Continue laying the next few courses on the desired angle. Be sure to mix this mortar stiffer that the mortar used on the rest of the project. The thicker mortar will help you place the brick in a stiffer manner. If the mortar is too wet, it will not hold the weight of the brick. The brick will also have a tendency to slide and will be difficult to achieve the crown you are looking for.
Once you have reached the finished height of the crown you desired you can go ahead and clean the crown of brick you have just finished laying. It is a good idea to go ahead and use the jointer to recess the mortar in the joints to match the rest of the project. After you have the joints matching the rest of the project it is time to fill the back of the crown behind the mailbox. This can be achieved by cutting the brick to the correct size and angle you need. Lay the brick on the inside of the crown until the back is completely filled. After it has been completely filled now is the time to use the jointer and match the grooves.
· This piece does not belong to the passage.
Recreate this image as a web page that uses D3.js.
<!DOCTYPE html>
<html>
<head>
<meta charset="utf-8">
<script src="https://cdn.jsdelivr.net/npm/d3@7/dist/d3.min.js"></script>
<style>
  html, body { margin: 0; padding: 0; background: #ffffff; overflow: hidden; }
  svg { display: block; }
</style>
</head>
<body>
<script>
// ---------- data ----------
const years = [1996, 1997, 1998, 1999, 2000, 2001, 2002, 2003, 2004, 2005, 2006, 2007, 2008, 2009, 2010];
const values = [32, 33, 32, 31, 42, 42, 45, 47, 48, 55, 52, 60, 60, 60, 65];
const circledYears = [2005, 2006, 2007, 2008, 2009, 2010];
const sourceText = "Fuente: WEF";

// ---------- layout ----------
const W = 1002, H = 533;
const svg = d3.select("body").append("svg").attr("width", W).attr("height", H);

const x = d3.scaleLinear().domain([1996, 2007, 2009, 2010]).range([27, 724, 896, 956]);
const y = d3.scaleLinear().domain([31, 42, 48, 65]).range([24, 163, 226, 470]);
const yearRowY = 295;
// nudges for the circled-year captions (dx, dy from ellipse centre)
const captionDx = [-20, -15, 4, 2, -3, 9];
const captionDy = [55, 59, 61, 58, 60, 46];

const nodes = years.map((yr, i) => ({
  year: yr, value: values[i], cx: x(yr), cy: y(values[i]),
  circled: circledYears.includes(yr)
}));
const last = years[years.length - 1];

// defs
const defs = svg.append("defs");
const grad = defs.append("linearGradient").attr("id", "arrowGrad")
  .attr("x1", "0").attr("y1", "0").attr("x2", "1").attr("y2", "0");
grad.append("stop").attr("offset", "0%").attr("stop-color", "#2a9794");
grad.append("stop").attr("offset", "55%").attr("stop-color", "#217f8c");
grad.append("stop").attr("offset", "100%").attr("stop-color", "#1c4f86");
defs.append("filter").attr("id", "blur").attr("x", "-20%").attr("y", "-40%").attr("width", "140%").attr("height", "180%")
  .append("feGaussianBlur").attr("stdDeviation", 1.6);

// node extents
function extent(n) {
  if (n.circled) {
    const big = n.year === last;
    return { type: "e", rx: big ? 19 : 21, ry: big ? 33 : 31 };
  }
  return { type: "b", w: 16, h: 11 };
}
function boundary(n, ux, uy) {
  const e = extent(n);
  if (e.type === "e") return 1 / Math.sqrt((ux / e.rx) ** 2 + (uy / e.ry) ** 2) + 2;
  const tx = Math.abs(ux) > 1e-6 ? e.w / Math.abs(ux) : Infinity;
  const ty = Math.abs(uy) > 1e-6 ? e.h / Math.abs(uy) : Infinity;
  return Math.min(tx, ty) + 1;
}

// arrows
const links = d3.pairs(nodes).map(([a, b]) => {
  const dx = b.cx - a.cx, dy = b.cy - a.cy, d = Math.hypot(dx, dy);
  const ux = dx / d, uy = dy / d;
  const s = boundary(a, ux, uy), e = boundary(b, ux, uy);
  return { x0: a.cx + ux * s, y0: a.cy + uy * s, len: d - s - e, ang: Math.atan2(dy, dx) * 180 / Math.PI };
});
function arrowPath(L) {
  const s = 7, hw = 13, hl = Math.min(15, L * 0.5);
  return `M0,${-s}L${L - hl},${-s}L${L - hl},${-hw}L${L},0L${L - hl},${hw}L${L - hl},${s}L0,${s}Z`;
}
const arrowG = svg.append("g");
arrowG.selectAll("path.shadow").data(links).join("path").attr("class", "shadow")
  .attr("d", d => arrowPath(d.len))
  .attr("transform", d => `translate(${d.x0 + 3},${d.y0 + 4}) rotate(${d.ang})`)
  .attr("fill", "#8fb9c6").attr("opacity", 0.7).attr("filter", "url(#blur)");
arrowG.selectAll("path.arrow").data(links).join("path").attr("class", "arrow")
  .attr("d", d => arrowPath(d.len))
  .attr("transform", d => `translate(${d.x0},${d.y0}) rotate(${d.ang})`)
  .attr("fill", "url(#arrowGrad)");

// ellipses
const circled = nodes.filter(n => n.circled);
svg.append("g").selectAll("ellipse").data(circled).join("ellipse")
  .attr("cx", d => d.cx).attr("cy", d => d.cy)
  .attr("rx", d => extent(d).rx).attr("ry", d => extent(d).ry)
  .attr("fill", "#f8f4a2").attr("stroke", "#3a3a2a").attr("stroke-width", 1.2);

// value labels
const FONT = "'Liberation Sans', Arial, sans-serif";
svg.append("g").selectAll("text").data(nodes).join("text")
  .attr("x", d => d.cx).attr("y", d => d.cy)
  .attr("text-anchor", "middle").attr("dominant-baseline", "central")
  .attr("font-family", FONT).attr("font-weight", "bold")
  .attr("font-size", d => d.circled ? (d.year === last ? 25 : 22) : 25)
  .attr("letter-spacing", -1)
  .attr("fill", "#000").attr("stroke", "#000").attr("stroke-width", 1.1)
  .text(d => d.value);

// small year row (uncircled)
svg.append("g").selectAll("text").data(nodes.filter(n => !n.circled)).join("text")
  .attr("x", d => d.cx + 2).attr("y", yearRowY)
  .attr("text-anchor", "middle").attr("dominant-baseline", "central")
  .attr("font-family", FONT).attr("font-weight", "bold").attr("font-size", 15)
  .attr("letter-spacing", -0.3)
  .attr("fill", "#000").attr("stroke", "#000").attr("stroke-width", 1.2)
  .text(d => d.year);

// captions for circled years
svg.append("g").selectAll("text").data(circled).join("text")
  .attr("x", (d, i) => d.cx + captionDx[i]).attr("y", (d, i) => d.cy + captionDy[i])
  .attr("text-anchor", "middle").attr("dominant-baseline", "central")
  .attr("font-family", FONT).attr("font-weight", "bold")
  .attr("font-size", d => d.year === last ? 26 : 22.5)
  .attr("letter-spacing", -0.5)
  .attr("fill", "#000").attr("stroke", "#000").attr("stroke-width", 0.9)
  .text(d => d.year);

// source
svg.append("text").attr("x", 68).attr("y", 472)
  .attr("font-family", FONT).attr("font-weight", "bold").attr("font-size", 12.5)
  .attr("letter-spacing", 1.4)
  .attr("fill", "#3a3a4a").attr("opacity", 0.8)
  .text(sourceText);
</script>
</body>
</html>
STEP 9 Base of the Brick Mailbox
Now you will want to dig a hole right in front of the brick mailbox that is as deep as the height of the bricks that you are using. Fill it with a base of sand and use the tamper to compact and level it. Do not use any mortar for this area. Now place bricks to fill the hole and fill it in with sand.
STEP 10 Cleanup and Finishing Touches
Now is the most dreaded time of any project--it's cleanup time! After the mortar is dried, take a wire brush and clean away any extra mortar that is still on the bricks. Lay a layer of plastic down around the mailbox post. After you have brushed the entire box it is time to spray the entire project with muriatic acid.
ALERT Muriatic acid is a dangerous liquid and should be used with care.
This brick cleaner will help to remove any leftover mortar film. Pick up and clean up all debris from the work area. Allow your mailbox to set for at least a full day before use. Enjoy your new brick mailbox!